His militia has openly cooperated with the Israelis.

The largest Muslim militia remaining in west Beirut, the Morabitoun, called Mr. Gemayel ''a high commissioner appointed by the Israeli invaders.''

Mr. Gemayel's political heritage is from his father, Pierre, a member of the parliament that elected Mr. Gemayel.

The senior Gemayel founded the Phalange Party after a visit to Nazi Germany. Impressed by the order and discipline of the Nazis, he styled his party along similiar lines - even adopting the Nazi salute.

Bashir Gemayel joined the party's militia when he was 11.

The initial Muslim reaction to his election began surfacing just hours after the vote. Little more than 24 hours after his victory, leftist gunmen in west Beirut had blown up the homes of 10 parliamentarians, including the speaker, Kalem Al Assad, because they had attended the election.

The Muslims knew Mr. Gemayel had enough votes to win the second ballot, so they had tried to prevent the session from having a quorum.

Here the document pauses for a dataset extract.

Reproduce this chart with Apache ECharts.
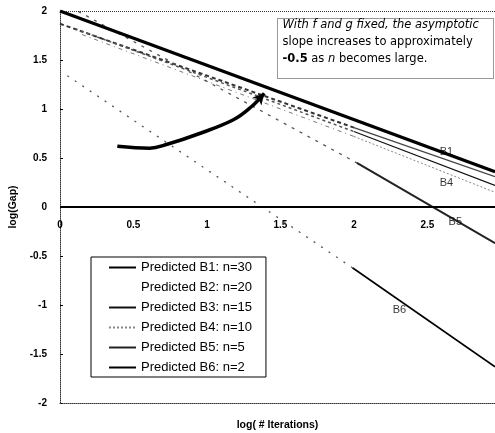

After conferring several hours in the home of the most prominent Muslim, former Prime Minister Saeb Salam, the Muslim leadership issued a long statement. Boiled down, the statement said they accepted his presidency but certainly did not like it.

''Without the PLO, they are outgunned and they know it so they must make the best of it,'' said a Lebanese political source in close touch with the government.

There was literally dancing in the streets of Christian east Beirut after the election.

West Beirut was silent publicly. However, many private citizens - including Muslims - were relieved.

''At least we can begin to live again. I don't care who is president as long as we can live again,'' said a secretary whose office was damaged by Israeli attacks on west Beirut.

''People want to be able to go out to eat at night without dodging sniper fire or being caught in gun battles,'' said an editor of a leading west Beirut newspaper. However, the editor refused to be named because he fears Mr. Gemayel will impose press censorship.

Many west Beirutis want the law and order Christian east Beirut has enjoyed under Mr. Gemayel while west Beirut drowned in unchecked anarchy and violence.

But many accuse Mr. Gemayel of not only setting up a state-within-a-state in east Beirut, but also of setting up a virtual police state.

PLO leaders have expressed grave fears that Palestinian civilians left in Lebanon would be slaughtered by a Gemayel regime. The PLO has received written assurances from both the Lebanese government and the United States for the safety of the civilians.